Otomasyon, olması gerektiği gibi ve hakkıyla yapabiliyorsanız, işletmeniz için sihirli getirileri olan bir uygulama. Rekabetin yüksek olduğu alanlarda fark yaratabileceğiniz en önemli olgulardan biri de diyebiliriz. Karlılığı ve kaliteyi çok hızlı yükseltip sizi rakiplerinizi önünüze geçirse de araştırma geliştirme kültürü zayıf kalmış, bir ayağı bilimsel çalışmalardan uzak ülkelerde çok büyük bir risk. Ülkemizde otomasyon uygulamaları, çeşitli mühendislik firmalarının anormal fiyatlı, bilinen markaların kalıp çözümlerini satmaları durumundan öteye geçemiyor. Bu uygulamalar aslında sizin problemlerinize yönelik hazırlanmayan, aracı firmanın kendi kabiliyeti içerisinde, hazır çözümü probleminize uydurduğu çalışmalar olarak kalıyor. Çoğu zaman tam olarak projelerinize oturmayıp yamanarak ilerlediğinden, tam isteneni verememesi ve bilimsel inceleme yapılmadan gerçekte oluşturulabilecek faydayı sağlayamaması da sanırım normal karşılanmalı.
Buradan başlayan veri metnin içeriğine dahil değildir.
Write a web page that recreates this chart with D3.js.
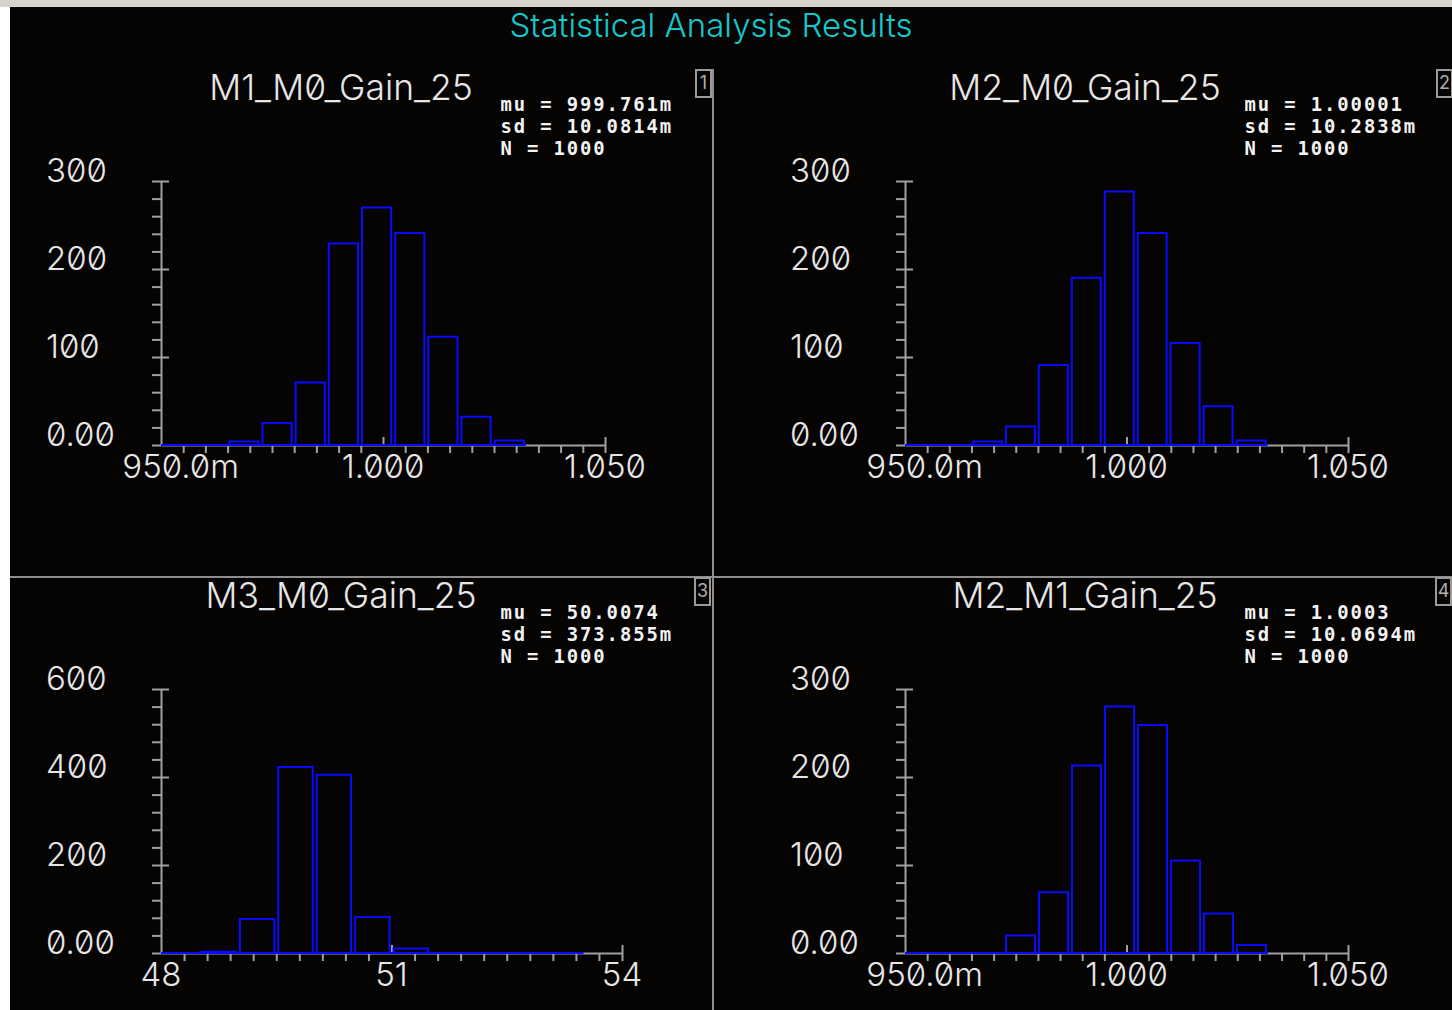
<!DOCTYPE html>
<html>
<head>
<meta charset="utf-8">
<script src="https://cdn.jsdelivr.net/npm/d3@7"></script>
<style>
body { margin: 0; background: #fff; }
svg text {
    font-family: Inter, "DejaVu Sans", sans-serif;
    font-variant-numeric: slashed-zero;
    font-feature-settings: "zero" 1;
}
.axis path, .axis line { stroke: #a0a0a0; stroke-width: 2; fill: none; }
.tick-label { fill: #e6e6e6; font-size: 33px; font-weight: 300; }
.panel-title { fill: #e6e6e6; font-size: 35.5px; font-weight: 300; }
svg text.stats {
    fill: #f2f2f2; font-size: 18.9px; font-weight: bold;
    font-family: "DejaVu Sans Mono", monospace; letter-spacing: 1.9px;
}
.bar { fill: none; stroke: #0a0aff; stroke-width: 2; }
</style>
</head>
<body>
<svg id="chart" width="1452" height="1010"></svg>
<script>
// values
const mainTitle = "Statistical Analysis Results";
const titles = ["M1_M0_Gain_25", "M2_M0_Gain_25", "M3_M0_Gain_25", "M2_M1_Gain_25"];
const muLabels = ["999.761m", "1.00001", "50.0074", "1.0003"];
const sdLabels = ["10.0814m", "10.2838m", "373.855m", "10.0694m"];
const nLabels = ["1000", "1000", "1000", "1000"];

const counts1 = [0, 0, 4, 25, 71, 229, 270, 241, 123, 32, 5];
const counts2 = [0, 0, 4, 21, 91, 190, 288, 241, 116, 44, 5];
const counts3 = [0, 3, 77, 423, 405, 82, 10, 0, 0, 0, 0];
const counts4 = [0, 0, 0, 20, 69, 213, 280, 259, 105, 45, 9];
const allCounts = [counts1, counts2, counts3, counts4];

const binStarts = [0.95, 0.95, 48, 0.95];
const binWidths = [0.00747, 0.00744, 0.5, 0.00745];

const xDomains = [[0.95, 1.05], [0.95, 1.05], [48, 54], [0.95, 1.05]];
const xMajor = [[0.95, 1.0, 1.05], [0.95, 1.0, 1.05], [48, 51, 54], [0.95, 1.0, 1.05]];
const xLabels = [["950.0m", "1.000", "1.050"], ["950.0m", "1.000", "1.050"], ["48", "51", "54"], ["950.0m", "1.000", "1.050"]];
const xMinorStep = [0.005, 0.005, 0.3, 0.005];

const yMax = [300, 300, 600, 300];
const yMajor = [[0, 100, 200, 300], [0, 100, 200, 300], [0, 200, 400, 600], [0, 100, 200, 300]];
const yLabels = [["0.00", "100", "200", "300"], ["0.00", "100", "200", "300"], ["0.00", "200", "400", "600"], ["0.00", "100", "200", "300"]];
const yMinorStep = [20, 20, 40, 20];

// layout
const axisX = [161, 905, 161, 905];
const baseY = [445, 445, 953, 953];
const axisW = [444, 443, 461, 443];
const panelTop = [69, 69, 577, 577];
const boxX = [696, 1437, 695, 1436];
const plotH = 264;

const svg = d3.select("#chart");

// window chrome + background
svg.append("rect").attr("width", 1452).attr("height", 1010).attr("fill", "#ffffff");
svg.append("rect").attr("x", 0).attr("y", 0).attr("width", 1452).attr("height", 7).attr("fill", "#d6d3cc");
svg.append("rect").attr("x", 10).attr("y", 7).attr("width", 1442).attr("height", 1003).attr("fill", "#060303");

svg.append("text")
    .attr("x", 711).attr("y", 37)
    .attr("text-anchor", "middle")
    .attr("fill", "#14c8cc")
    .style("font-size", "33px")
    .style("font-weight", 300)
    .text(mainTitle);

// dividers
svg.append("line").attr("x1", 713).attr("x2", 713).attr("y1", 69).attr("y2", 1010)
    .attr("stroke", "#8e8e8e").attr("stroke-width", 2);
svg.append("line").attr("x1", 10).attr("x2", 1452).attr("y1", 577).attr("y2", 577)
    .attr("stroke", "#8e8e8e").attr("stroke-width", 2);

function drawPanel(i) {
    const x = d3.scaleLinear().domain(xDomains[i]).range([axisX[i], axisX[i] + axisW[i]]);
    const y = d3.scaleLinear().domain([0, yMax[i]]).range([baseY[i], baseY[i] - plotH]);
    const g = svg.append("g");

    // y axis: minor ticks on the left, major ticks on both sides
    const yMinor = d3.range(0, yMax[i] + 1e-9, yMinorStep[i]);
    g.append("g").attr("class", "axis")
        .attr("transform", `translate(${axisX[i]},0)`)
        .call(d3.axisLeft(y).tickValues(yMinor).tickSize(9).tickSizeOuter(0).tickFormat(""));
    g.append("g").attr("class", "axis")
        .attr("transform", `translate(${axisX[i]},0)`)
        .call(d3.axisRight(y).tickValues(yMajor[i].slice(1)).tickSize(8).tickSizeOuter(0).tickFormat(""))
        .select(".domain").remove();

    g.selectAll(".ylab").data(yMajor[i]).enter().append("text")
        .attr("class", "tick-label")
        .attr("x", axisX[i] - 115)
        .attr("y", d => y(d) + 1)
        .text((d, k) => yLabels[i][k]);

    // x axis: minor ticks down, major ticks up
    const [d0, d1] = xDomains[i];
    const xMinor = d3.range(d0, d1 + xMinorStep[i] / 2, xMinorStep[i])
        .filter(v => Math.abs(v - xMajor[i][0]) > 1e-6 && Math.abs(v - xMajor[i][1]) > 1e-6);
    g.append("g").attr("class", "axis")
        .attr("transform", `translate(0,${baseY[i]})`)
        .call(d3.axisBottom(x).tickValues(xMinor).tickSize(8).tickSizeOuter(0).tickFormat(""));
    g.append("g").attr("class", "axis")
        .attr("transform", `translate(0,${baseY[i]})`)
        .call(d3.axisTop(x).tickValues(xMajor[i].slice(1)).tickSize(8).tickSizeOuter(0).tickFormat(""))
        .select(".domain").remove();

    g.selectAll(".xlab").data(xMajor[i]).enter().append("text")
        .attr("class", "tick-label")
        .attr("x", d => x(d))
        .attr("y", baseY[i] + 33)
        .attr("text-anchor", "middle")
        .text((d, k) => xLabels[i][k])
        .each(function(d, k) {
            // centre the number, let the unit suffix hang to the right
            const lab = xLabels[i][k];
            if (/m$/.test(lab)) {
                const full = this.getComputedTextLength();
                const unit = this.getSubStringLength(lab.length - 1, 1);
                d3.select(this).attr("dx", unit / 2 + (full - unit) * 0.06);
            }
        });

    // histogram
    const counts = allCounts[i];
    const bw = binWidths[i], bs = binStarts[i];
    g.append("line")
        .attr("x1", x(bs)).attr("x2", x(bs + bw * counts.length))
        .attr("y1", baseY[i]).attr("y2", baseY[i])
        .attr("stroke", "#0a0aff").attr("stroke-width", 2);
    g.selectAll(".bar").data(counts).enter().append("path")
        .attr("class", "bar")
        .attr("d", (c, k) => {
            const x0 = x(bs + k * bw) + 2, x1 = x(bs + (k + 1) * bw) - 2;
            const top = y(c);
            return `M${x0},${baseY[i]}V${top}H${x1}V${baseY[i]}Z`;
        });

    // titles and stats
    g.append("text").attr("class", "panel-title")
        .attr("x", axisX[i] + 180).attr("y", panelTop[i] + 31)
        .attr("text-anchor", "middle")
        .text(titles[i]);

    const lines = ["mu = " + muLabels[i], "sd = " + sdLabels[i], "N = " + nLabels[i]];
    const st = g.selectAll(".stats").data(lines).enter().append("text")
        .attr("class", "stats")
        .attr("y", (d, k) => panelTop[i] + 42 + k * 22)
        .text(d => d);
    let maxW = 0;
    st.each(function() { maxW = Math.max(maxW, this.getComputedTextLength()); });
    st.attr("x", axisX[i] + 512 - maxW);

    // panel number box
    g.append("rect")
        .attr("x", boxX[i]).attr("y", panelTop[i] + 1)
        .attr("width", 15).attr("height", 27)
        .attr("fill", "none").attr("stroke", "#9a9a9a").attr("stroke-width", 2);
    g.append("text")
        .attr("x", boxX[i] + 7.5).attr("y", panelTop[i] + 20)
        .attr("text-anchor", "middle")
        .attr("fill", "#b0b0b0")
        .style("font-size", "18px")
        .text(String(i + 1));
}

[0, 1, 2, 3].forEach(drawPanel);
</script>
</body>
</html>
Peki gerçekte nasıl olmalı?

Doğru bir otomasyon süreci geliştirmek ve var olan sistemlerinizi onlarca kat etkinliğe kavuşturup arkanıza bakmadan yeni işlere yada projelere motive olmanız için, otomasyon sisteminizin üretimi en küçük yapı taşlarına kadar probleminize özel tasarlanmalı. Bilimsel çalışma felsefesi, hazır ürün alıp-takıp-satma hizmetinin önüne geçmeli. Uygulama ortağınız getirdiği yeniliklerin her detayına hakim olmalı. Uygulama sırasında çıkabilecek problemlere çok hızlı tepki verebilmeli. Ancak bu şekilde en verimli otomasyon sistemlerini geliştirebilir, yeni problemlerle uğraşmak yerine bir adım ileriye geçerek daha büyük yenilikler ve ilerleme sağlamanız mümkün olabilir.